The ratio of a Boltzmann distribution computed for two states is known as the Boltzmann factor and characteristically only depends on the states' energy difference.

${\frac {F({{\rm {state1}}})}{F({{\rm {state2}}})}}=e^{{{\frac {E_{2}-E_{1}}{kT}}}}.$

The Boltzmann distribution is named after Ludwig Boltzmann who first formulated it in 1868 during his studies of the statistical mechanics of gases in thermal equilibrium.^{[citation needed]} The distribution was later investigated extensively, in its modern generic form, by Josiah Willard Gibbs in 1902.^[2]^:Ch.IV

In statistical mechanics

Main articles: Canonical ensemble and Maxwell–Boltzmann statistics

The Boltzmann distribution appears in statistical mechanics when considering isolated (or nearly-isolated) systems of fixed composition that are in thermal equilibrium (equilibrium with respect to energy exchange). The most general case is the probability distribution for the canonical ensemble, but also some special cases (derivable from the canonical ensemble) also show the Boltzmann distribution in different aspects:

Canonical ensemble (general case): The canonical ensemble gives the probabilities of the various possible states of an isolated system of fixed composition, in thermal equilibrium with a heat bath. The canonical ensemble is a probability distribution with the Boltzmann form.
Statistical frequencies of subsystems' states (in a non-interacting collection): When the system of interest is a collection of many non-interacting copies of a smaller subsystem, it is sometimes useful to find the statistical frequency of a given subsystem state, among the collection. The canonical ensemble has the property of separability when applied to such a collection: as long as the non-interacting subsystems have fixed composition, then each subsystem's state is independent of the others and is also characterized by a canonical ensemble. As a result, the expected statistical frequency distribution of subsystem states has the Boltzmann form.
Maxwell–Boltzmann statistics of classical gases (systems of non-interacting particles): In particle systems, many particles share the same space and regularly change places with each other; the single-particle state space they occupy is a shared space. Maxwell–Boltzmann statistics give the expected number of particles found in a given single-particle state, in a classical gas of non-interacting particles at equilibrium. This expected number distribution has the Boltzmann form.

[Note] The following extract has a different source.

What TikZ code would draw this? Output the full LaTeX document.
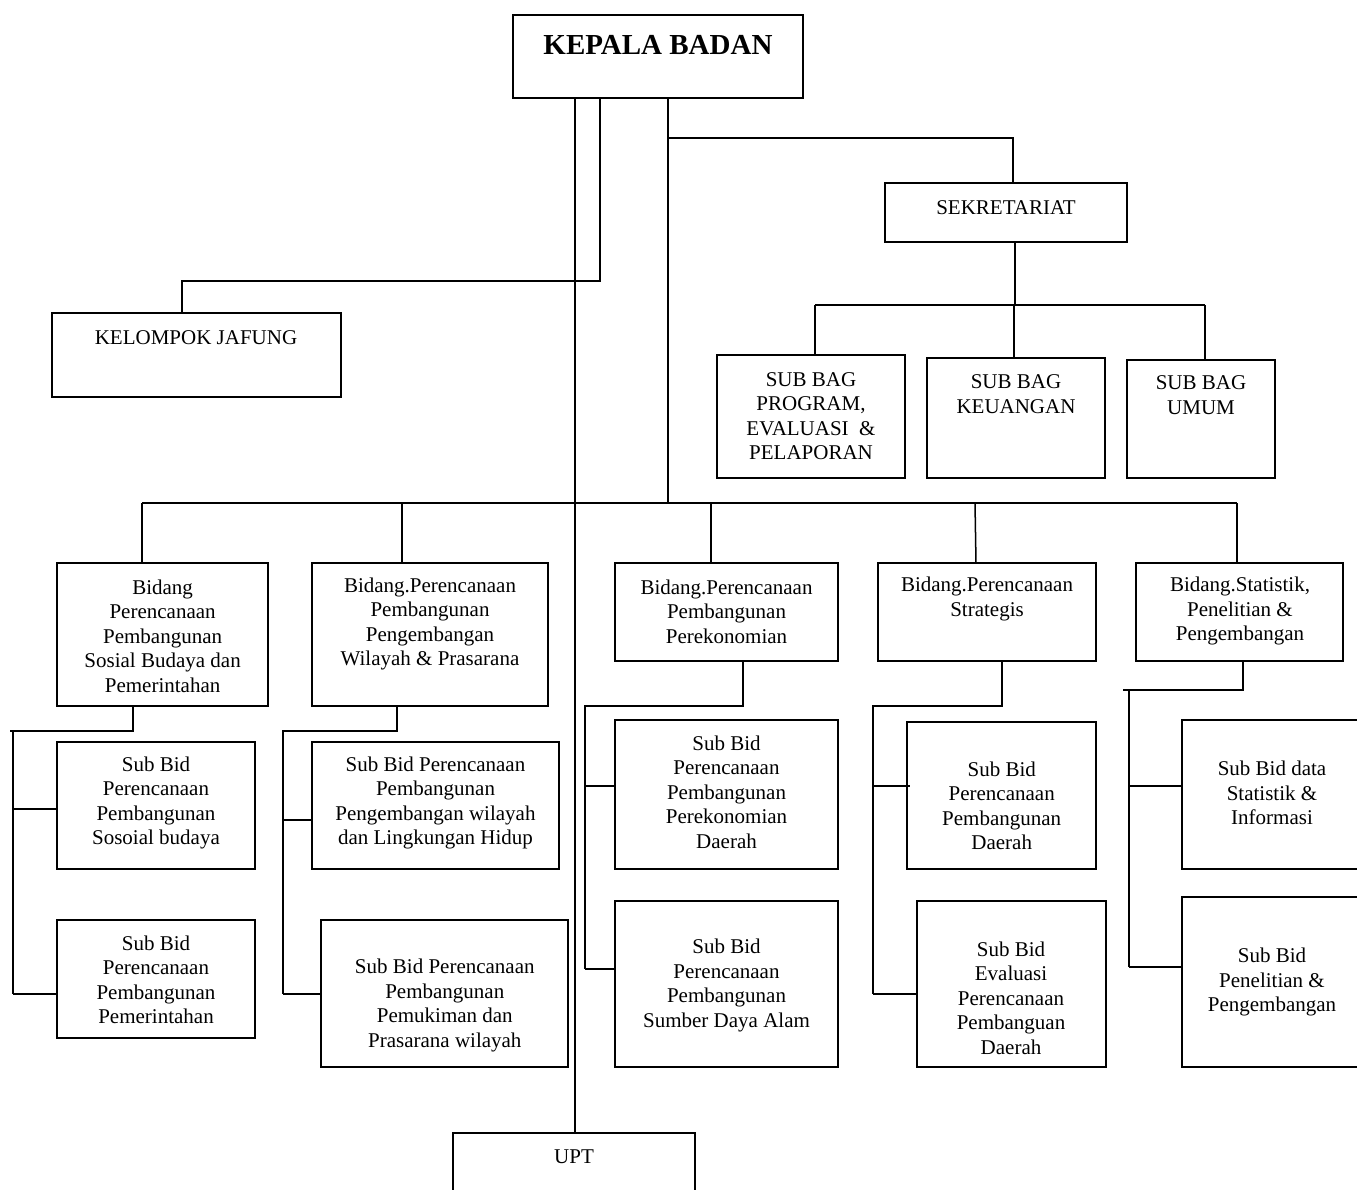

Although these cases have strong similarities, it is helpful to distinguish them as they generalize in different ways when the crucial assumptions are changed:

When a system is in thermodynamic equilibrium with respect to both energy exchange and particle exchange, the requirement of fixed composition is relaxed and a grand canonical ensemble is obtained rather than canonical ensemble. On the other hand if both composition and energy are fixed, then a microcanonical ensemble applies instead.
If the subsystems within a collection do interact with each other, then the expected frequencies of subsystem states no longer follow a Boltzmann distribution, and even may not have an analytical solution.^[3] The canonical ensemble can however still be applied to the collective states of the entire system considered as a whole, provided the entire system is isolated and in thermal equilibrium.
With quantum gases of non-interacting particles in equilibrium, the number of particles found in a given single-particle state does not follow Maxwell–Boltzmann statistics, and there is no simple closed form expression for quantum gases in the canonical ensemble. In the grand canonical ensemble the state-filling statistics of quantum gases are described by Fermi–Dirac statistics or Bose–Einstein statistics, depending on whether the particles are fermions or bosons respectively.

In mathematics

Main articles: Gibbs measure and Log-linear model

In more general mathematical settings, the Boltzmann distribution is also known as the Gibbs measure. In statistics and machine learning it is called a log-linear model.

References

↑ Landau, Lev Davidovich; and Lifshitz, Evgeny Mikhailovich (1980) [1976]. Statistical Physics. Course of Theoretical Physics 5 (3 ed.). Oxford: Pergamon Press. ISBN 0-7506-3372-7. Translated by J.B. Sykes and M.J. Kearsley. See section 28
↑ Gibbs, Josiah Willard (1902). Elementary Principles in Statistical Mechanics. New York: Charles Scribner's Sons.
↑ A classic example of this is magnetic ordering. Systems of non-interacting spins show paramagnetic behaviour that can be understood with a single-particle canonical ensemble (resulting in the Brillouin function). Systems of interacting spins can show much more complex behaviour such as ferromagnetism or antiferromagnetism.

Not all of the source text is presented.